▶ Task prompt:
Transcribe the material in full. Nothing should differ except that the pictures are left out.
::::
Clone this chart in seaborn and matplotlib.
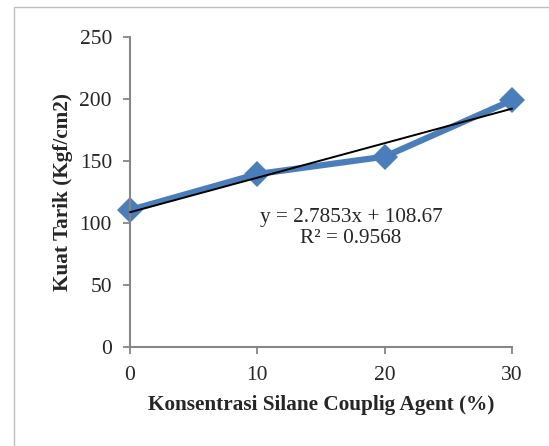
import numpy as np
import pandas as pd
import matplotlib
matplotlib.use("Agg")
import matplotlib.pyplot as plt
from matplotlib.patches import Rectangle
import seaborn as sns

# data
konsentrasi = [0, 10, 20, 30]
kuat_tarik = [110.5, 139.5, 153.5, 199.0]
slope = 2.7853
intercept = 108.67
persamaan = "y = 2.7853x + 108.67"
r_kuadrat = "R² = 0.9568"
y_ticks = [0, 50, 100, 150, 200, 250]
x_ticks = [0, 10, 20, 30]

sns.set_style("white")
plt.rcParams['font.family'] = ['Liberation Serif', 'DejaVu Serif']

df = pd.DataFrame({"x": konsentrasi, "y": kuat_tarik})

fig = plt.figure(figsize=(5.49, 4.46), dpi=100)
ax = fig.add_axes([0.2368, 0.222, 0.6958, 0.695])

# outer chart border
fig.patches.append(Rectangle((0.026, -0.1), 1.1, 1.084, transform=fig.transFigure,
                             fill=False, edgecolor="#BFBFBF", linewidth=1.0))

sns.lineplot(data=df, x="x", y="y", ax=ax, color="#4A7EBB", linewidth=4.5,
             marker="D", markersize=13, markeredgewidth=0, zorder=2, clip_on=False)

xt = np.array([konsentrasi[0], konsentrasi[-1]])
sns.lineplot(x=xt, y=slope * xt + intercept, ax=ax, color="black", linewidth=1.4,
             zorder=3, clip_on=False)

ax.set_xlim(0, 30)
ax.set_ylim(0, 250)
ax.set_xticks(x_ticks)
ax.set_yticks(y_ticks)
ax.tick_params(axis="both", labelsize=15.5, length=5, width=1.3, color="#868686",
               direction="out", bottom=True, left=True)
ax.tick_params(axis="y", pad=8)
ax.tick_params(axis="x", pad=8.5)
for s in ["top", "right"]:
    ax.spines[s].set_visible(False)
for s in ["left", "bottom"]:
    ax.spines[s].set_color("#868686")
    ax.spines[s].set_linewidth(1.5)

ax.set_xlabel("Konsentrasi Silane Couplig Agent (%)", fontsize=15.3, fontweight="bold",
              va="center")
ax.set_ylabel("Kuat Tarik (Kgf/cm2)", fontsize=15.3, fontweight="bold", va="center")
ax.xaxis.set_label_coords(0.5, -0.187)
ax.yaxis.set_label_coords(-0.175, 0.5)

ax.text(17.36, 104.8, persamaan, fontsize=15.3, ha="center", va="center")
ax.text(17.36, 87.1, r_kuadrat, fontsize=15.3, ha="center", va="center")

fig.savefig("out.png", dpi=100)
::::
▶ Final answer:
Clone this chart in seaborn and matplotlib.
import numpy as np
import pandas as pd
import matplotlib
matplotlib.use("Agg")
import matplotlib.pyplot as plt
from matplotlib.patches import Rectangle
import seaborn as sns

# data
konsentrasi = [0, 10, 20, 30]
kuat_tarik = [110.5, 139.5, 153.5, 199.0]
slope = 2.7853
intercept = 108.67
persamaan = "y = 2.7853x + 108.67"
r_kuadrat = "R² = 0.9568"
y_ticks = [0, 50, 100, 150, 200, 250]
x_ticks = [0, 10, 20, 30]

sns.set_style("white")
plt.rcParams['font.family'] = ['Liberation Serif', 'DejaVu Serif']

df = pd.DataFrame({"x": konsentrasi, "y": kuat_tarik})

fig = plt.figure(figsize=(5.49, 4.46), dpi=100)
ax = fig.add_axes([0.2368, 0.222, 0.6958, 0.695])

# outer chart border
fig.patches.append(Rectangle((0.026, -0.1), 1.1, 1.084, transform=fig.transFigure,
                             fill=False, edgecolor="#BFBFBF", linewidth=1.0))

sns.lineplot(data=df, x="x", y="y", ax=ax, color="#4A7EBB", linewidth=4.5,
             marker="D", markersize=13, markeredgewidth=0, zorder=2, clip_on=False)

xt = np.array([konsentrasi[0], konsentrasi[-1]])
sns.lineplot(x=xt, y=slope * xt + intercept, ax=ax, color="black", linewidth=1.4,
             zorder=3, clip_on=False)

ax.set_xlim(0, 30)
ax.set_ylim(0, 250)
ax.set_xticks(x_ticks)
ax.set_yticks(y_ticks)
ax.tick_params(axis="both", labelsize=15.5, length=5, width=1.3, color="#868686",
               direction="out", bottom=True, left=True)
ax.tick_params(axis="y", pad=8)
ax.tick_params(axis="x", pad=8.5)
for s in ["top", "right"]:
    ax.spines[s].set_visible(False)
for s in ["left", "bottom"]:
    ax.spines[s].set_color("#868686")
    ax.spines[s].set_linewidth(1.5)

ax.set_xlabel("Konsentrasi Silane Couplig Agent (%)", fontsize=15.3, fontweight="bold",
              va="center")
ax.set_ylabel("Kuat Tarik (Kgf/cm2)", fontsize=15.3, fontweight="bold", va="center")
ax.xaxis.set_label_coords(0.5, -0.187)
ax.yaxis.set_label_coords(-0.175, 0.5)

ax.text(17.36, 104.8, persamaan, fontsize=15.3, ha="center", va="center")
ax.text(17.36, 87.1, r_kuadrat, fontsize=15.3, ha="center", va="center")

fig.savefig("out.png", dpi=100)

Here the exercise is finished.